REVIEW: ‘Amazing Spider-Man,’ Issue #18

Reading Time: 3 minutes

Amazing Spider-Man #18 — But Why Tho

Amazing Spider-Man #18 is published by Marvel Comics, written by Zeb Wells, pencils by Ed McGuinness, inks by Cliff Rathburn, colors by Marcio Menyz and letters by Joe Caramagna. This is part of the Dark Web crossover. As Spider-Man tries to fight his way out of Limbo, the alliance of the villains falls apart. But that will not stop Chasm from completing his revenge.

The trajectory of the whole crossover has changed dramatically due to the events in Dark Web: X-Men #3. Madelyne Pryor surrendered and cancelled her attack on New York, essentially leaving Ben Reilly without his army. It’s the first sign of winning this battle and the heroes making their way back to Earth. Whilst it was foreshadowed, the sudden nature of the cut-off makes the rest unpredictable. It is not the end of Ben Reilly’s plans however, as he and Hallow’s Eve have the trickery to still cause mischief. At the same time, there is a hilarious confrontation between Spider-Man and a demonic version of the Sinister Six. It’s a laugh-a-minute adventure that is brimming with energy. Those moments with the villains are slow, but Peter and his side of the comic make up for that slow pace with a chaotic drive. The final part has been done before but is surprising considering the character involved.

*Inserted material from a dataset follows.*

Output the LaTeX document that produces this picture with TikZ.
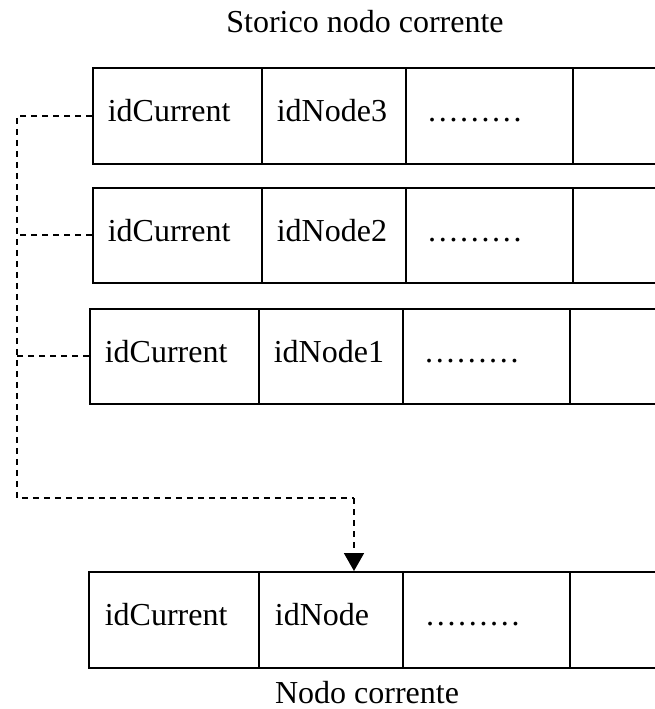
\documentclass[tikz,border=0pt]{standalone}
\usepackage{fontspec}
\setmainfont{Liberation Serif}
\usetikzlibrary{arrows.meta}
\begin{document}
\begin{tikzpicture}[x=1pt,y=-1pt,
  cellbox/.style={draw, line width=1.7pt, anchor=north west, inner ysep=0pt, align=left,
    text height=22pt, text depth=10pt, font=\fontsize{32}{38}\selectfont},
  dashline/.style={draw, line width=1.8pt, dash pattern=on 6pt off 5pt},
  caption/.style={anchor=base, inner sep=0pt, font=\fontsize{32}{38}\selectfont}]
\useasboundingbox (0,0) rectangle (655,709);

% Row 1 (idNode3)
\node[cellbox, minimum width=169pt, minimum height=96pt, text width=139pt, inner xsep=15pt] (r1a) at (92,67) {idCurrent};
\node[cellbox, minimum width=144pt, minimum height=96pt, text width=114pt, inner xsep=15pt] (r1b) at (261,67) {idNode3};
\node[cellbox, minimum width=167pt, minimum height=96pt, text width=125pt, inner xsep=21pt] (r1c) at (405,67) {………};
\node[cellbox, minimum width=93pt, minimum height=96pt, inner xsep=0pt] (r1d) at (572,67) {};

% Row 2 (idNode2)
\node[cellbox, minimum width=169pt, minimum height=95pt, text width=139pt, inner xsep=15pt] (r2a) at (92,187) {idCurrent};
\node[cellbox, minimum width=144pt, minimum height=95pt, text width=114pt, inner xsep=15pt] (r2b) at (261,187) {idNode2};
\node[cellbox, minimum width=167pt, minimum height=95pt, text width=125pt, inner xsep=21pt] (r2c) at (405,187) {………};
\node[cellbox, minimum width=93pt, minimum height=95pt, inner xsep=0pt] (r2d) at (572,187) {};

% Row 3 (idNode1)
\node[cellbox, minimum width=169pt, minimum height=95pt, text width=139pt, inner xsep=15pt] (r3a) at (89,308) {idCurrent};
\node[cellbox, minimum width=144pt, minimum height=95pt, text width=114pt, inner xsep=15pt] (r3b) at (258,308) {idNode1};
\node[cellbox, minimum width=167pt, minimum height=95pt, text width=125pt, inner xsep=21pt] (r3c) at (402,308) {………};
\node[cellbox, minimum width=96pt, minimum height=95pt, inner xsep=0pt] (r3d) at (569,308) {};

% Row 4 (current node)
\node[cellbox, minimum width=170pt, minimum height=96pt, text width=138pt, inner xsep=16pt] (r4a) at (88,571) {idCurrent};
\node[cellbox, minimum width=144pt, minimum height=96pt, text width=112pt, inner xsep=16pt] (r4b) at (258,571) {idNode};
\node[cellbox, minimum width=167pt, minimum height=96pt, text width=123pt, inner xsep=22pt] (r4c) at (402,571) {………};
\node[cellbox, minimum width=96pt, minimum height=96pt, inner xsep=0pt] (r4d) at (569,571) {};

% Captions
\node[caption] (top) at (365,33) {Storico nodo corrente};
\node[caption] (bot) at (367,703) {Nodo corrente};

% Dashed connectors
\coordinate (bend) at (17,498);
\coordinate (turn) at (354,498);
\draw[dashline] (r1a.west) -| (bend) -- (turn);
\draw[dashline, -{Triangle[width=20pt,length=18pt]}] (turn) -- (turn |- r4b.north);
\draw[dashline] (r2a.west) -- (r2a.west -| bend);
\draw[dashline] (r3a.west) -- (r3a.west -| bend);
\end{tikzpicture}
\end{document}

The characters and the dialogue within this Amazing Spider-Man #18 are brilliant, but not necessarily from the hero. It must be said that Spider-Man is the least interesting part of the comic, not really doing much to affect the chain of events happening around him. The gems of Dark Web have been the villains. The conversation between Ben and the Goblin Queen is fascinating, as it does show the change in both of them.

Madelyne has a lot of compassion and generosity within her, whereas Ben is dark, nasty and hurt. It means that Pryor’s dismissal of Chasm does not go down well. Loyal to Reilly is his girlfriend, Hallow’s Eve. Some of the moves she makes are more drastic than Ben’s, all with the final goal of success. Then there are the individual demons, this utterly mad group that is both confused as anything and constantly shouting. The one that found himself inspired by Spider-Man and is now copying him is amazing. Now going by the name Rek-Rap, he stands on the side of Peter whilst also being utterly magnificent. The interactions are impossible to hide a smile during, with incredulous responses to the chaos unfolding before them.

The art is delightful. McGuiness’ exaggerated proportions are used to a lot of comedic effect in Amazing Spider-Man #18. Rek-Rap has got a very similar physique to Venom, increasing in its humour due to his diminutive stature when he was first introduced. The difference is he’s this overly positive, almost overbearing with his grin. Then come the demons, great constructions of creativity and silliness. Both Chasm and Hallow’s Eve are terrific costumes, enhanced by the brilliant inking by Rathburn. The final part of the issue shows a dramatic transformation.

The colors are stunning. The Halloween shades of the villains are incredibly gorgeous, from the orange of Hallow’s Eve to that luminescent green fusing with the purple on Chasm’s costume. The bright red and blue of both Spider-Man and Ker-Karp are beautifully rich. The lettering is very easy to read, with some dynamic and tone-strengthening SFX.

Amazing Spider-Man #18 is a comic that truly understands fun. This whole crossover has been terrific at keeping the tone light and constantly hilarious. It’s not this dark, melancholic atmosphere that weighs heavily on the reader whilst reading. It’s an energetic book that remembers micro-events like these happening years ago and beautifully replicates that feeling. Both the writing and the art are there to be enjoyed.

Amazing Spider-Man #18 is available where comics are sold.


Amazing Spider-Man #18
4.5

TL;DR

Amazing Spider-Man #18 is a comic that truly understands fun. This whole crossover has been terrific at keeping the tone light and constantly hilarious. It’s not this dark, melancholic atmosphere that weighs heavily on the reader whilst reading.